Primero. Hablo de fútbol. No de política. Es absurdo que un niño se tenga que hacer de un equipo por decreto. Lo que usted dice se parece mucho al nacionalismo. Allá usted. Segundo. Eso de que en el Norte se tienen mejores cosas que en Albacete, destila bien ignorancia, bien elitismo.
Brutal artículo: SUPPORT YOUR LOCAL TEAM!
Excelente publicación. Arriba la pasión por el fútbol arriba la pasión por tu club!
Mantengo que una persona que diga ser o siga a dos equipos no entiende absolutamente nada de lo que es el fútbol.
Bien. Soy de Tenerife. Según muchos de ustedes, yo debería ir fin de semana sí, fin de semana no a disfrutar de las delicias del fútbol del equipo de mi ciudad.

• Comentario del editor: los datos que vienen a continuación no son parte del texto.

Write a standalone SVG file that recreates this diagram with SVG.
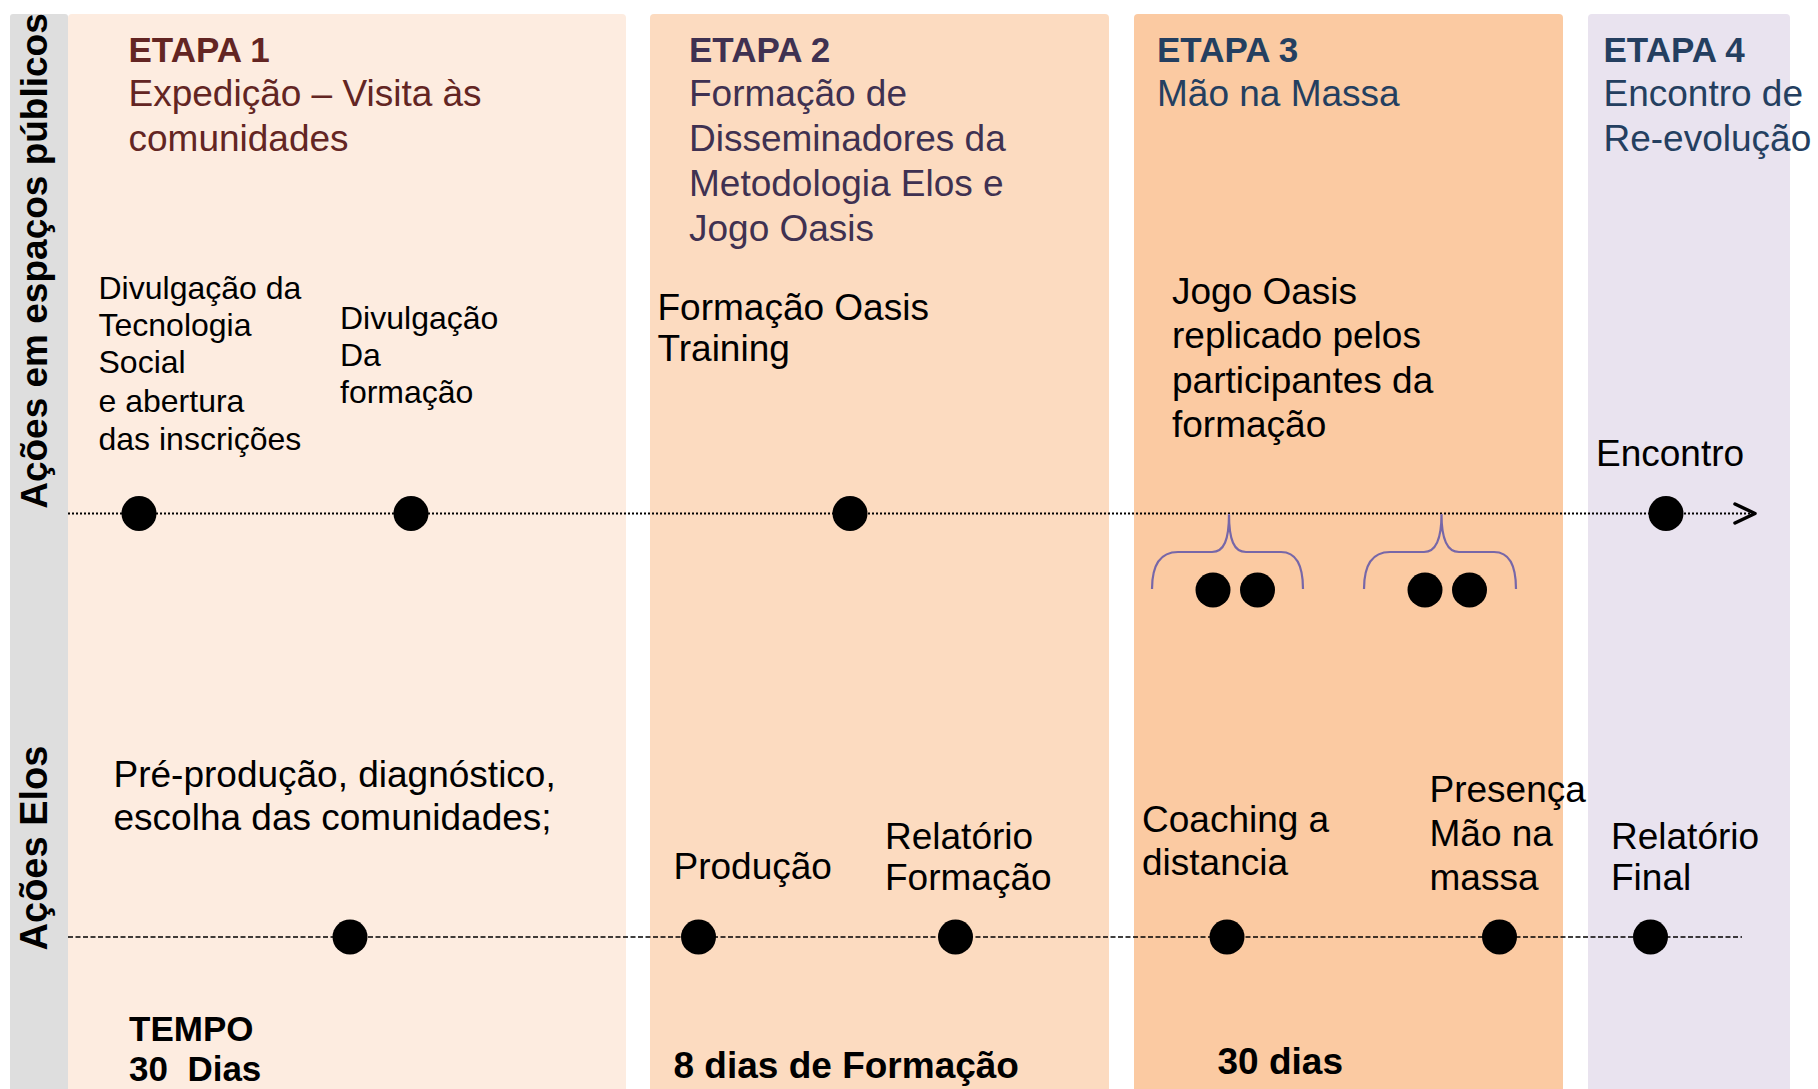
<svg xmlns="http://www.w3.org/2000/svg" width="1818" height="1089" viewBox="0 0 1818 1089">
  <style>
    text { font-family: "Liberation Sans", Arial, sans-serif; }
    .side { font-size: 37px; font-weight: bold; fill: #000; }
    .title { font-size: 35px; font-weight: bold; }
    .sub { font-size: 37px; }
    .t1 { fill: #632523; }
    .t2 { fill: #3f3151; }
    .t3 { fill: #243f60; }
    .body { font-size: 37px; fill: #000; }
    .small { font-size: 32px; fill: #000; }
    .bold { font-size: 37px; font-weight: bold; fill: #000; white-space: pre; }
    .dot { fill: #000; }
    .brace { fill: none; stroke: #7767a8; stroke-width: 2.2; }
  </style>

  <rect x="0" y="0" width="1818" height="1089" fill="#ffffff"/>

  <g id="sidebar">
    <rect x="10" y="14" width="58" height="1085" rx="3" fill="#dedede"/>
    <text class="side" transform="translate(47,261) rotate(-90)" text-anchor="middle">Ações em espaços públicos</text>
    <text class="side" transform="translate(47,848) rotate(-90)" text-anchor="middle" style="font-size:38px">Ações Elos</text>
  </g>

  <g id="etapa1">
    <rect x="68" y="14" width="558" height="1085" rx="4" fill="#fdece0"/>
    <text class="title t1" x="128.5" y="62">ETAPA 1</text>
    <text class="sub t1" x="128.5" y="105.5">Expedição – Visita às</text>
    <text class="sub t1" x="128.5" y="150.5">comunidades</text>
  </g>

  <g id="etapa2">
    <rect x="650" y="14" width="459" height="1085" rx="4" fill="#fcdbc0"/>
    <text class="title t2" x="689" y="62">ETAPA 2</text>
    <text class="sub t2" x="689" y="105.5">Formação de</text>
    <text class="sub t2" x="689" y="150.5">Disseminadores da</text>
    <text class="sub t2" x="689" y="195.5">Metodologia Elos e</text>
    <text class="sub t2" x="689" y="240.5">Jogo Oasis</text>
  </g>

  <g id="etapa3">
    <rect x="1134" y="14" width="429" height="1085" rx="4" fill="#fbcaa2"/>
    <text class="title t3" x="1157" y="62">ETAPA 3</text>
    <text class="sub t3" x="1157" y="105.5">Mão na Massa</text>
  </g>

  <g id="etapa4">
    <rect x="1588" y="14" width="202" height="1085" rx="4" fill="#e9e3ef"/>
    <text class="title t3" x="1603.5" y="62">ETAPA 4</text>
    <text class="sub t3" x="1603.5" y="105.5">Encontro de</text>
    <text class="sub t3" x="1603.5" y="150.5">Re-evolução</text>
  </g>

  <g id="connectors">
    <line x1="68" y1="513.5" x2="1752" y2="513.5" stroke="#000" stroke-width="2" stroke-dasharray="2 2"/>
    <polyline points="1735,504 1755,513.5 1735,523" fill="none" stroke="#000" stroke-width="3.5" stroke-linecap="round" stroke-linejoin="round"/>
    <line x1="68" y1="937" x2="1742" y2="937" stroke="#000" stroke-width="1.6" stroke-dasharray="5 2.5"/>
    <path class="brace" d="M1152,589 C1152,568 1158,552 1178,552 L1212,552 C1224,552 1229,540 1229,514 C1229,540 1234,552 1246,552 L1281,552 C1298,552 1303,568 1303,589"/>
    <path class="brace" d="M1364,589 C1364,568 1370,552 1390,552 L1424,552 C1436,552 1441.5,540 1441.5,514 C1441.5,540 1447,552 1459,552 L1494,552 C1511,552 1516,568 1516,589"/>
  </g>

  <g id="acao-divulgacao-tecnologia">
    <circle class="dot" cx="139" cy="513.5" r="17.5"/>
    <text class="small" x="98.5" y="299">Divulgação da</text>
    <text class="small" x="98.5" y="336">Tecnologia</text>
    <text class="small" x="98.5" y="373">Social</text>
    <text class="small" x="98.5" y="412">e abertura</text>
    <text class="small" x="98.5" y="450">das inscrições</text>
  </g>

  <g id="acao-divulgacao-formacao">
    <circle class="dot" cx="411" cy="513.5" r="17.5"/>
    <text class="small" x="340" y="329">Divulgação</text>
    <text class="small" x="340" y="366">Da</text>
    <text class="small" x="340" y="403">formação</text>
  </g>

  <g id="acao-formacao-oasis">
    <circle class="dot" cx="850" cy="513.5" r="17.5"/>
    <text class="body" x="657.5" y="320">Formação Oasis</text>
    <text class="body" x="657.5" y="361">Training</text>
  </g>

  <g id="acao-jogo-oasis">
    <text class="body" x="1172" y="303.5">Jogo Oasis</text>
    <text class="body" x="1172" y="348">replicado pelos</text>
    <text class="body" x="1172" y="392.5">participantes da</text>
    <text class="body" x="1172" y="437">formação</text>
    <circle class="dot" cx="1213" cy="590" r="17.5"/>
    <circle class="dot" cx="1257.5" cy="590" r="17.5"/>
    <circle class="dot" cx="1425" cy="590" r="17.5"/>
    <circle class="dot" cx="1469.5" cy="590" r="17.5"/>
  </g>

  <g id="acao-encontro">
    <circle class="dot" cx="1666" cy="513.5" r="17.5"/>
    <text class="body" x="1596" y="466">Encontro</text>
  </g>

  <g id="elos-preproducao">
    <circle class="dot" cx="350" cy="937" r="17.5"/>
    <text class="body" x="113.5" y="787">Pré-produção, diagnóstico,</text>
    <text class="body" x="113.5" y="830">escolha das comunidades;</text>
  </g>

  <g id="elos-producao">
    <circle class="dot" cx="698.5" cy="937" r="17.5"/>
    <text class="body" x="673.5" y="879">Produção</text>
  </g>

  <g id="elos-relatorio-formacao">
    <circle class="dot" cx="955.5" cy="937" r="17.5"/>
    <text class="body" x="885" y="848.5">Relatório</text>
    <text class="body" x="885" y="890">Formação</text>
  </g>

  <g id="elos-coaching">
    <circle class="dot" cx="1227" cy="937" r="17.5"/>
    <text class="body" x="1142" y="832">Coaching a</text>
    <text class="body" x="1142" y="875">distancia</text>
  </g>

  <g id="elos-presenca">
    <circle class="dot" cx="1499.5" cy="937" r="17.5"/>
    <text class="body" x="1429.5" y="802">Presença</text>
    <text class="body" x="1429.5" y="846">Mão na</text>
    <text class="body" x="1429.5" y="890">massa</text>
  </g>

  <g id="elos-relatorio-final">
    <circle class="dot" cx="1650.5" cy="937" r="17.5"/>
    <text class="body" x="1611" y="848.5">Relatório</text>
    <text class="body" x="1611" y="890">Final</text>
  </g>

  <g id="tempo">
    <text class="bold" x="129" y="1041" style="font-size:35px">TEMPO</text>
    <text class="bold" x="129" y="1081" style="font-size:35px">30  Dias</text>
    <text class="bold" x="673.5" y="1078">8 dias de Formação</text>
    <text class="bold" x="1217.5" y="1073.5">30 dias</text>
  </g>
</svg>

Pues no. Eso era lo razonable cuando el único fútbol que podías ver a la semana era el que veías en directo en el campo más cercano a tu casa. Pero eso pasó hace muuuuuuuuuuuucho tiempo. A mí me parece más razonable hacerse de cualquier equipo del mundo con el que nos identifiquemos; esté donde esté. Porque me gusta el fútbol. Me entusiasma. Entremos en el siglo XXI, amigos. Abracémoslo.